We travel perhaps two miles between bases in downtown Kabul: body armor, helmets, ballistic eye protection, armored vehicles with electronic countermeasures devices. The common advice is that we are not to break the seal of the door while outside the perimeter of a base. Inside the perimeter, there are multiple gates and checkpoints; crew-served weapons projecting from holes cut in metal shipping containers fortified with sandbags and concertina wire. These checkpoints are largely manned by Afghans, and sometimes by Macedonians or Belgians or Mongolians as well, depending on the checkpoint or the location. The Afghan guards always speak some English, and the signs at the checkpoints are in English. Americans aren’t the only ones who make our way through the multiple sets of gates, of course: there are trucks and buses and minivans full of Afghans, motorcycles and scooters, tiny pimped-out Corollas with chrome wheels and decals with slogans in stilted English on the back windows. We all have our identification inspected by guards, Afghan and otherwise, as we transit the checkpoints.
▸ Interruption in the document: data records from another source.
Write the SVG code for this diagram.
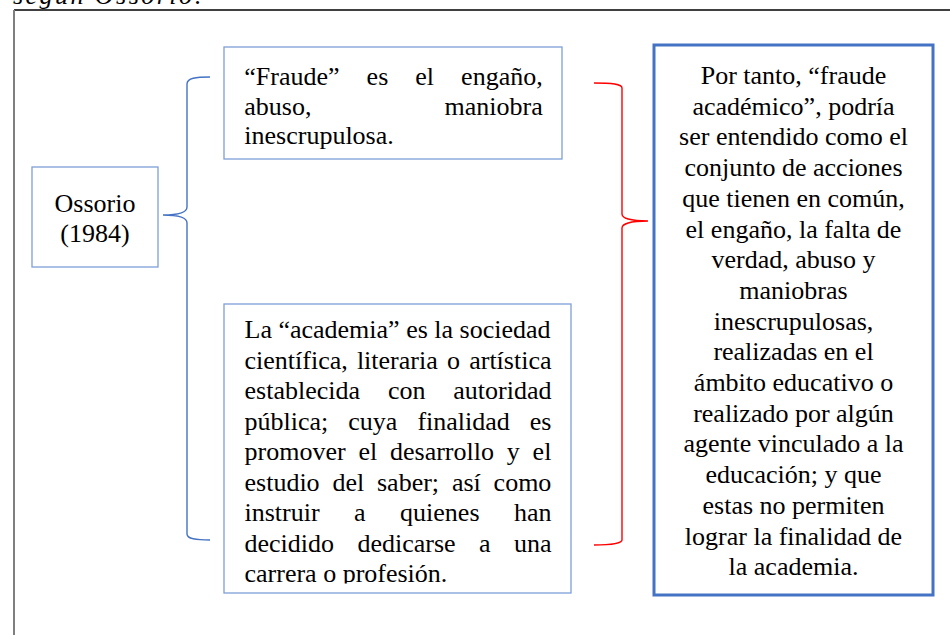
<svg xmlns="http://www.w3.org/2000/svg" width="950" height="635" viewBox="0 0 950 635">
<style>
  .t { font-family: "Liberation Serif", "Times New Roman", serif; font-size: 26px; fill: #000; }
  .box { fill: #fff; stroke: #7f9ed8; stroke-width: 1.3; }
  .bigbox { fill: #fff; stroke: #4472c4; stroke-width: 3; }
  .brace { fill: none; stroke-width: 1.4; }
</style>
<defs>
  <clipPath id="acadClip"><rect x="224" y="304" width="347" height="279.5"/></clipPath>
</defs>
<rect x="0" y="0" width="950" height="635" fill="#fff"/>
<text class="t" x="13" y="4" font-style="italic" textLength="190">según Ossorio:</text>
<line x1="14" y1="10" x2="950" y2="10" stroke="#000" stroke-width="1.5"/>
<line x1="14" y1="10" x2="14" y2="635" stroke="#7f7f7f" stroke-width="2"/>

<g id="connectors">
  <path class="brace" stroke="#4472c4" d="M210,77 C196,77 187,78 187,84 L187,207 C187,212 180,215 163,215 C180,215 187,218 187,223 L187,534 C187,539 196,540 210,540"/>
  <path class="brace" stroke="#ff0000" d="M594,83 C612,83 622,84 622,88 L622,214 C622,218 630,221 648,221 C630,221 622,224 622,228 L622,540 C622,543 612,545 594,545"/>
</g>

<g id="ossorio">
  <rect class="box" x="32" y="167" width="126" height="100"/>
  <text class="t" x="95" y="212" text-anchor="middle">Ossorio</text>
  <text class="t" x="95" y="242" text-anchor="middle">(1984)</text>
</g>

<g id="fraude">
  <rect class="box" x="224" y="47" width="338" height="112"/>
  <text class="t" y="85"><tspan x="244.3">“Fraude”</tspan><tspan x="366.6">es</tspan><tspan x="415.3">el</tspan><tspan x="461.1">engaño,</tspan></text>
  <text class="t" x="244.3" y="114.5">abuso,</text>
  <text class="t" x="542.7" y="114.5" text-anchor="end">maniobra</text>
  <text class="t" x="244.3" y="144">inescrupulosa.</text>
</g>

<g id="academia">
  <rect class="box" x="224" y="304" width="347" height="289"/>
  <g clip-path="url(#acadClip)">
    <text class="t" x="244.5" y="338">La “academia” es la sociedad</text>
    <text class="t" y="368.5"><tspan x="244.5">científica,</tspan><tspan x="356.9">literaria</tspan><tspan x="447">o</tspan><tspan x="469.2">artística</tspan></text>
    <text class="t" y="399"><tspan x="244.5">establecida</tspan><tspan x="387.9">con</tspan><tspan x="453.3">autoridad</tspan></text>
    <text class="t" y="429.5"><tspan x="244.5">pública;</tspan><tspan x="348.3">cuya</tspan><tspan x="417.4">finalidad</tspan><tspan x="529.8">es</tspan></text>
    <text class="t" y="460"><tspan x="244.5">promover</tspan><tspan x="358.4">el</tspan><tspan x="390">desarrollo</tspan><tspan x="506.8">y</tspan><tspan x="532.6">el</tspan></text>
    <text class="t" y="490.5"><tspan x="244.5">estudio</tspan><tspan x="332.4">del</tspan><tspan x="377">saber;</tspan><tspan x="451.9">así</tspan><tspan x="493.6">como</tspan></text>
    <text class="t" y="521"><tspan x="244.5">instruir</tspan><tspan x="354.1">a</tspan><tspan x="400.1">quienes</tspan><tspan x="514">han</tspan></text>
    <text class="t" y="551.5"><tspan x="244.5">decidido</tspan><tspan x="357.4">dedicarse</tspan><tspan x="479">a</tspan><tspan x="514">una</tspan></text>
    <text class="t" x="244.5" y="582">carrera o profesión.</text>
  </g>
</g>

<g id="conclusion">
  <rect class="bigbox" x="654" y="45" width="279" height="550"/>
  <text class="t" x="793.5" y="84" text-anchor="middle">Por tanto, “fraude</text>
  <text class="t" x="793.5" y="114.7" text-anchor="middle">académico”, podría</text>
  <text class="t" x="793.5" y="145.4" text-anchor="middle">ser entendido como el</text>
  <text class="t" x="793.5" y="176.1" text-anchor="middle">conjunto de acciones</text>
  <text class="t" x="793.5" y="206.8" text-anchor="middle">que tienen en común,</text>
  <text class="t" x="793.5" y="237.5" text-anchor="middle">el engaño, la falta de</text>
  <text class="t" x="793.5" y="268.2" text-anchor="middle">verdad, abuso y</text>
  <text class="t" x="793.5" y="298.9" text-anchor="middle">maniobras</text>
  <text class="t" x="793.5" y="329.6" text-anchor="middle">inescrupulosas,</text>
  <text class="t" x="793.5" y="360.3" text-anchor="middle">realizadas en el</text>
  <text class="t" x="793.5" y="391" text-anchor="middle">ámbito educativo o</text>
  <text class="t" x="793.5" y="421.7" text-anchor="middle">realizado por algún</text>
  <text class="t" x="793.5" y="452.4" text-anchor="middle">agente vinculado a la</text>
  <text class="t" x="793.5" y="483.1" text-anchor="middle">educación; y que</text>
  <text class="t" x="793.5" y="513.8" text-anchor="middle">estas no permiten</text>
  <text class="t" x="793.5" y="544.5" text-anchor="middle">lograr la finalidad de</text>
  <text class="t" x="793.5" y="575.2" text-anchor="middle">la academia.</text>
</g>
</svg>
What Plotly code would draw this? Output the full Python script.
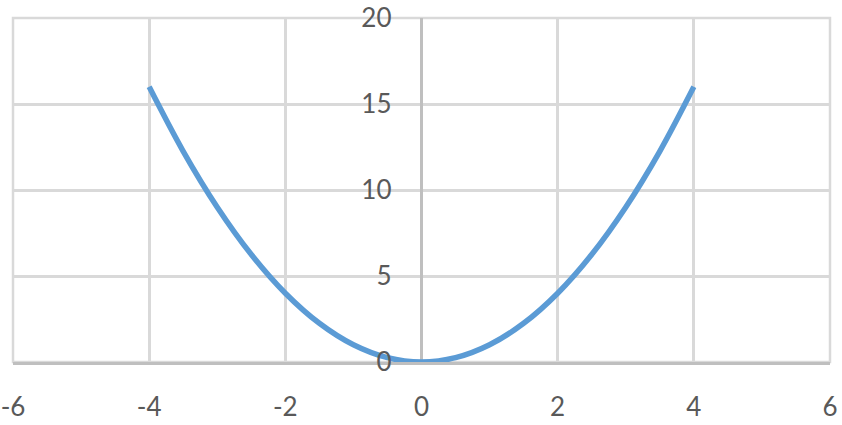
import plotly.graph_objects as go

# points
x_vals = [-4, -3.5, -3, -2.5, -2, -1.5, -1, -0.5, 0, 0.5, 1, 1.5, 2, 2.5, 3, 3.5, 4]
y_vals = [16, 12.25, 9, 6.25, 4, 2.25, 1, 0.25, 0, 0.25, 1, 2.25, 4, 6.25, 9, 12.25, 16]

x_ticks = [-6, -4, -2, 0, 2, 4, 6]
x_labels = ["-6", "-4", "-2", "0", "2", "4", "6"]
y_ticks = [0, 5, 10, 15, 20]
y_labels = ["0", "5", "10", "15", "20"]

font = dict(family="Lato, Open Sans, sans-serif", size=26, color="#595959")
grid = "#d9d9d9"
axis = "#bfbfbf"

fig = go.Figure(
    go.Scatter(
        x=x_vals,
        y=y_vals,
        mode="lines",
        line=dict(color="#5b9bd5", width=5.5, shape="spline"),
        showlegend=False,
        cliponaxis=False,
    )
)

fig.update_layout(
    width=842,
    height=425,
    margin=dict(l=13, r=12, t=18, b=63),
    plot_bgcolor="white",
    paper_bgcolor="white",
    font=font,
    xaxis=dict(
        range=[-6, 6],
        tickvals=x_ticks,
        ticktext=x_labels,
        showgrid=True,
        gridcolor=grid,
        gridwidth=2.5,
        zeroline=True,
        zerolinecolor=axis,
        zerolinewidth=2.5,
        showline=True,
        linecolor=axis,
        linewidth=2.5,
        ticks="",
        ticklabelstandoff=20,
        automargin=False,
    ),
    yaxis=dict(
        range=[0, 20],
        tickvals=y_ticks,
        ticktext=y_labels,
        showgrid=True,
        gridcolor=grid,
        gridwidth=2.5,
        zeroline=True,
        zerolinecolor=axis,
        zerolinewidth=2.5,
        anchor="free",
        position=0.5,
        ticks="",
        ticklabelstandoff=30,
        automargin=False,
    ),
    # outer frame of the plot area (edge gridlines)
    shapes=[
        dict(type="rect", xref="paper", yref="paper", x0=0, x1=1, y0=0, y1=1,
             line=dict(color=grid, width=2.5), layer="below")
    ],
)

fig.write_html(
    "out.html",
    config={"displayModeBar": False},
    post_script="document.body.style.margin='0';",
)
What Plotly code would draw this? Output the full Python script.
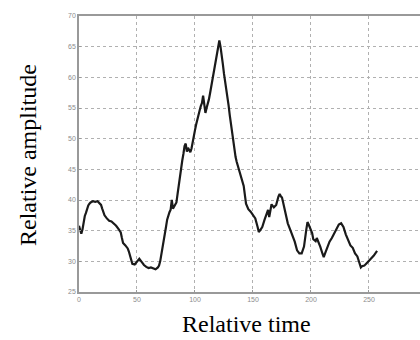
import plotly.graph_objects as go

relative_time = [
    0, 1, 2, 3, 4, 5, 6, 7, 8, 9,
    10, 12, 14, 16, 18, 19, 20, 21, 22, 24,
    26, 28, 30, 32, 34, 36, 37, 38, 40, 42,
    43, 44, 45, 46, 48, 50, 52, 54, 55, 56,
    58, 60, 62, 64, 66, 68, 69, 70, 71, 72,
    73, 74, 75, 76, 77, 78, 79, 80, 81, 82,
    83, 84, 85, 86, 87, 88, 89, 90, 91, 92,
    93, 94, 95, 96, 97, 98, 99, 100, 101, 102,
    103, 104, 105, 106, 107, 108, 109, 110, 111, 112,
    113, 114, 115, 116, 117, 118, 119, 120, 121, 122,
    123, 124, 125, 126, 127, 128, 129, 130, 131, 132,
    133, 134, 135, 136, 137, 138, 140, 142, 144, 146,
    148, 150, 152, 154, 155, 156, 158, 160, 162, 163,
    164, 165, 166, 168, 170, 172, 173, 174, 175, 176,
    178, 180, 182, 184, 186, 188, 190, 192, 194, 196,
    197, 198, 200, 201, 202, 204, 205, 206, 208, 210,
    211, 212, 214, 216, 218, 220, 222, 224, 226, 228,
    230, 232, 234, 236, 238, 240, 242, 243, 244, 246,
    248, 250, 252, 254, 256, 257,
]

relative_amplitude = [
    35.8, 35.0, 34.5, 35.2, 36.5, 37.4, 37.9, 38.6, 39.1, 39.4,
    39.6, 39.8, 39.7, 39.8, 39.5, 39.2, 38.6, 38.0, 37.5, 37.0,
    36.6, 36.5, 36.2, 35.8, 35.3, 34.7, 33.8, 33.0, 32.6, 32.1,
    31.6, 30.8, 30.1, 29.6, 29.5, 29.9, 30.4, 29.9, 29.6, 29.4,
    29.1, 28.9, 29.0, 28.8, 28.7, 29.0, 29.3, 30.0, 31.0, 32.3,
    33.6, 34.6, 35.6, 36.8, 37.6, 38.0, 38.4, 40.0, 38.6, 38.9,
    39.1, 39.6, 41.0, 42.6, 43.8, 45.2, 46.4, 47.5, 48.8, 49.2,
    47.9, 48.5, 48.2, 47.8, 48.4, 49.6, 50.4, 51.4, 52.3, 53.2,
    54.0, 54.6, 55.3, 55.8, 57.0, 55.4, 54.2, 55.0, 55.6, 56.4,
    57.4, 58.5, 59.4, 60.4, 61.3, 62.3, 63.4, 64.6, 66.0, 65.0,
    63.8, 62.2, 60.6, 59.4, 58.2, 56.6, 55.4, 53.8, 52.3, 50.6,
    49.2, 48.0, 47.0, 46.2, 45.6, 44.9, 43.6, 42.3, 39.4, 38.5,
    38.1, 37.6, 37.0, 35.6, 34.8, 35.0, 35.6, 36.8, 38.0, 38.4,
    37.2, 38.6, 39.3, 38.8, 39.2, 40.6, 41.0, 40.6, 40.4, 39.6,
    37.6, 36.2, 35.2, 34.2, 33.2, 31.8, 31.3, 31.3, 32.4, 35.2,
    36.4, 36.0, 35.0, 34.6, 33.6, 33.3, 33.8, 33.4, 32.4, 31.2,
    30.7, 31.2, 32.3, 33.2, 33.8, 34.6, 35.3, 36.0, 36.2, 35.6,
    34.4, 33.4, 32.6, 32.2, 31.3, 30.8, 29.6, 29.0, 29.2, 29.3,
    29.7, 30.2, 30.5, 30.9, 31.4, 31.7,
]

x_ticks = [0, 50, 100, 150, 200, 250, 300]
y_ticks = [25, 30, 35, 40, 45, 50, 55, 60, 65, 70]

fig = go.Figure()
fig.add_trace(go.Scatter(
    x=relative_time, y=relative_amplitude, mode="lines",
    line=dict(color="#1a1a1a", width=2.2), showlegend=False,
))

tick_font = dict(family="Liberation Sans, Arial", size=7, color="#8c8c8c")
grid = dict(showgrid=True, gridcolor="#b0b0b0", griddash="dot", gridwidth=1)

fig.update_layout(
    width=420, height=340,
    margin=dict(l=79, r=0, t=16, b=48),
    paper_bgcolor="white", plot_bgcolor="white",
    xaxis=dict(range=[0, 294], tickvals=x_ticks, ticktext=[str(v) for v in x_ticks],
               showline=True, linecolor="#999999", linewidth=1.5, mirror=True,
               ticks="inside", ticklen=2, tickcolor="#999999",
               tickfont=tick_font, zeroline=False, **grid),
    yaxis=dict(range=[25, 70], tickvals=y_ticks, ticktext=[str(v) for v in y_ticks],
               showline=True, linecolor="#999999", linewidth=1.5, mirror=False,
               ticks="inside", ticklen=2, tickcolor="#999999",
               tickfont=tick_font, zeroline=False, **grid),
    annotations=[
        dict(text="Relative time", xref="paper", yref="paper",
             x=(246 - 79) / 341, y=-(324 - 292) / 276, showarrow=False,
             xanchor="center", yanchor="middle",
             font=dict(family="Liberation Serif, Times New Roman", size=24, color="black")),
        dict(text="Relative amplitude", xref="paper", yref="paper",
             x=-(79 - 28) / 341, y=(292 - 155) / 276, showarrow=False, textangle=-90,
             xanchor="center", yanchor="middle",
             font=dict(family="Liberation Serif, Times New Roman", size=24, color="black")),
    ],
)

fig.write_html("out.html")
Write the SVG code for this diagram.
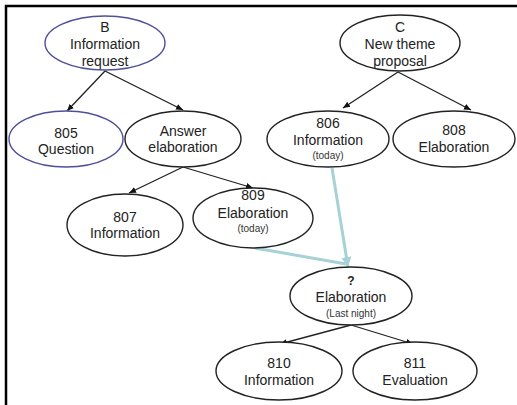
<svg xmlns="http://www.w3.org/2000/svg" width="517" height="405" viewBox="0 0 517 405">
<defs>
<marker id="ah" markerWidth="8" markerHeight="8" refX="7" refY="4" orient="auto" markerUnits="userSpaceOnUse"><path d="M0,1 L7,4 L0,7 Z" fill="#111"/></marker>
<marker id="bh" markerWidth="12" markerHeight="12" refX="10" refY="6" orient="auto" markerUnits="userSpaceOnUse"><path d="M0,1 L10,6 L0,11 Z" fill="#a6d2d6"/></marker>
</defs>
<style>
.n{fill:#fff;stroke:#222;stroke-width:1.4}
.nb{fill:#fff;stroke:#4f4f9a;stroke-width:1.4}
.t{font-family:"Liberation Sans",Arial,sans-serif;font-size:14px;fill:#222;text-anchor:middle}
.s{font-family:"Liberation Sans",Arial,sans-serif;font-size:10px;fill:#333;text-anchor:middle}
.c{stroke:#222;stroke-width:1.3;fill:none;marker-end:url(#ah)}
.b{stroke:#a6d2d6;stroke-width:3;fill:none}
</style>
<rect x="0" y="0" width="517" height="405" fill="#fff"/>
<path d="M6,405 V6 H517" fill="none" stroke="#000" stroke-width="2.5"/>
<g id="connectors">
<line class="c" x1="105" y1="71" x2="67" y2="111"/>
<line class="c" x1="105" y1="71" x2="183" y2="110"/>
<line class="c" x1="183" y1="167" x2="129" y2="193"/>
<line class="c" x1="183" y1="167" x2="253" y2="188"/>
<line class="c" x1="398" y1="72" x2="343" y2="108"/>
<line class="c" x1="398" y1="72" x2="471" y2="110"/>
<line class="c" x1="351" y1="325" x2="280" y2="344"/>
<line class="c" x1="351" y1="325" x2="413" y2="344"/>
<line class="b" x1="255" y1="248" x2="346" y2="264"/>
<line class="b" x1="332" y1="168" x2="348" y2="267" marker-end="url(#bh)"/>
</g>
<g id="nodeB"><ellipse class="nb" cx="105" cy="43" rx="60" ry="27"/>
<text class="t" x="105" y="32">B</text><text class="t" x="105" y="49">Information</text><text class="t" x="105" y="66">request</text></g>
<g id="n805"><ellipse class="nb" cx="66" cy="139" rx="57" ry="28"/>
<text class="t" x="66" y="138">805</text><text class="t" x="66" y="154">Question</text></g>
<g id="nAnswer"><ellipse class="n" cx="183" cy="139" rx="58" ry="28"/>
<text class="t" x="183" y="136">Answer</text><text class="t" x="183" y="152">elaboration</text></g>
<g id="n807"><ellipse class="n" cx="125" cy="225" rx="58" ry="31"/>
<text class="t" x="125" y="222">807</text><text class="t" x="125" y="238">Information</text></g>
<g id="n809"><ellipse class="n" cx="253" cy="218" rx="60" ry="30"/>
<text class="t" x="253" y="200">809</text><text class="t" x="253" y="218">Elaboration</text><text class="s" x="253" y="232">(today)</text></g>
<g id="nodeC"><ellipse class="n" cx="400" cy="43" rx="60" ry="28"/>
<text class="t" x="400" y="32">C</text><text class="t" x="400" y="49">New theme</text><text class="t" x="400" y="66">proposal</text></g>
<g id="n806"><ellipse class="n" cx="328" cy="139" rx="61" ry="28"/>
<text class="t" x="328" y="128">806</text><text class="t" x="328" y="145">Information</text><text class="s" x="328" y="159">(today)</text></g>
<g id="n808"><ellipse class="n" cx="454" cy="139" rx="61" ry="28"/>
<text class="t" x="454" y="135">808</text><text class="t" x="454" y="152">Elaboration</text></g>
<g id="nQ"><ellipse class="n" cx="351" cy="296" rx="61" ry="29"/>
<text class="t" x="351" y="285" style="font-weight:bold;font-size:12px">?</text><text class="t" x="351" y="302">Elaboration</text><text class="s" x="351" y="317">(Last night)</text></g>
<g id="n810"><ellipse class="n" cx="279" cy="371" rx="63" ry="29"/>
<text class="t" x="279" y="368">810</text><text class="t" x="279" y="385">Information</text></g>
<g id="n811"><ellipse class="n" cx="415" cy="371" rx="62" ry="29"/>
<text class="t" x="415" y="368">811</text><text class="t" x="415" y="385">Evaluation</text></g>
</svg>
The “translingual approach” advocated by Horner, Lu, Royster, and Trimbur in their 2011 College English opinion piece isn’t translingual at all, but an approach concerned with hybridity and points of intersection: it does not pass by or transcend borders, but complicates them, and concerns itself with how the borders themselves work.
Once we’re inside the perimeter, we shut down the jammers and take off our body armor, but there are still checkpoints to traverse: NATO forces and Afghans, soldiers and civilians, all make our way between high stacks of Hescos four feet apart, sitting atop stone walls and themselves topped by chain link fence and woven green nylon sniper screens, with concertina wire atop the fence, and through more Hescos topped by corrugated tin and floodlights on either side and in through a doorway cut in one side of a shipping container and out the other, occasionally slowing to show our badges.
Most of the Afghans I talk to don’t have much good to say about Pakistan these days, but plenty of them speak Urdu or Punjabi, while others who spent time in Iran speak Farsi (Iranian Persian, to which Dari is the antiquated-sounding Afghan Persian counterpart; the accents are different, but not so much so as to be unintelligible to each other) or Balochi. Some have returned to Afghanistan after having fled for twenty years or more; a population large enough and gone long enough to have developed an appreciation for cricket while in Pakistan and brought it back to Afghanistan, where the sport enjoys increasing popularity: I see the cadets playing cricket every day in the field by one of the gated checkpoints when we depart.
I think I’ve likely made it clear that I’m not so much interested in transnational mobility and the ability — the privilege — to move across borders and boundaries as I am in the points of intersection and the ways and places where things intersect. I’ve quoted this argument before, but I think there’s considerable relevance to what I’m doing here in Bhabha’s contention that
the demography of the new internationalism is the history of postcolonial migration, the narratives of cultural and political diaspora, the major social displacements of peasant and aboriginal communities, the poetics of exile, the grim prose of political and economic refugees. It is in this sense that the boundary becomes the place from which something begins its presencing in a movement not dissimilar to the ambulant, ambivalent articulation of the beyond that I have drawn out: “Always and ever differently the bridge escorts the lingering and hastening ways of men to and fro, so that they may get to other banks…. The bridge gathers as a passage that crosses.”
Afghanistan seems to me an arbitrary product of imperial modernity imposed upon a tribalism as old as anyone can remember, an ongoing constructed gathering bridge out of which the Afghans are building an identity that doesn’t look anything like the nationalisms modernity has known before. It’s provisional, tendentious, splintered, contrary, remarkably gracious, and sometimes entirely counter to what Americans might expect or imagine or hope for. Historically, the strife here has always come from Afghanistan’s place as a crossroads: it transcends nothing, but is the geographic and cultural embodiment of down-in-it-ness.
There’s a hailstorm as we’re getting ready to leave. One of the team calls the Base Defense Operations Center (BDOC) to check the status of the roads: amber, red, or black. Amber is the usual condition for NATO military movement on the streets of Kabul: it means travel with caution, jammers and body armor on. Red means essential travel only. No one travels when the roads are black.
The roads are black. We learn from the BDOC that at one of Kabul’s immense wedding halls, there’s a demonstration of thousands of people. We’re immobilized, going nowhere. Eventually, the demonstration subsides; the Afghans depart the wedding hall parking lot on foot or by bus or scooter or van or bicycle. We can move again: we put on the body armor, turn on the jammers, head out. We find out when we return that the demonstration was against the Karzai government ostensibly supported and secured by NATO forces, but against the government from the progressive anti-Taliban, anti-reactionary side, rather than from the forces of radical cultural conservatism — although beyond that it seems to me as complicated as everything else in Afghanistan, a demonstration led by a former warlord criticizing the Karzai government for its weakness. I’m not sure if that’s reason to be hopeful or not, other than the fact that it was a peaceful demonstration by an opposition party demanding peace. There’s far more than I’ll ever understand here, and I don’t think it’ll never be understood by those wearing body armor and traveling between bases in sealed armored vehicles. It’s understood on foot, at the gates and borders and crossings between one place and the next.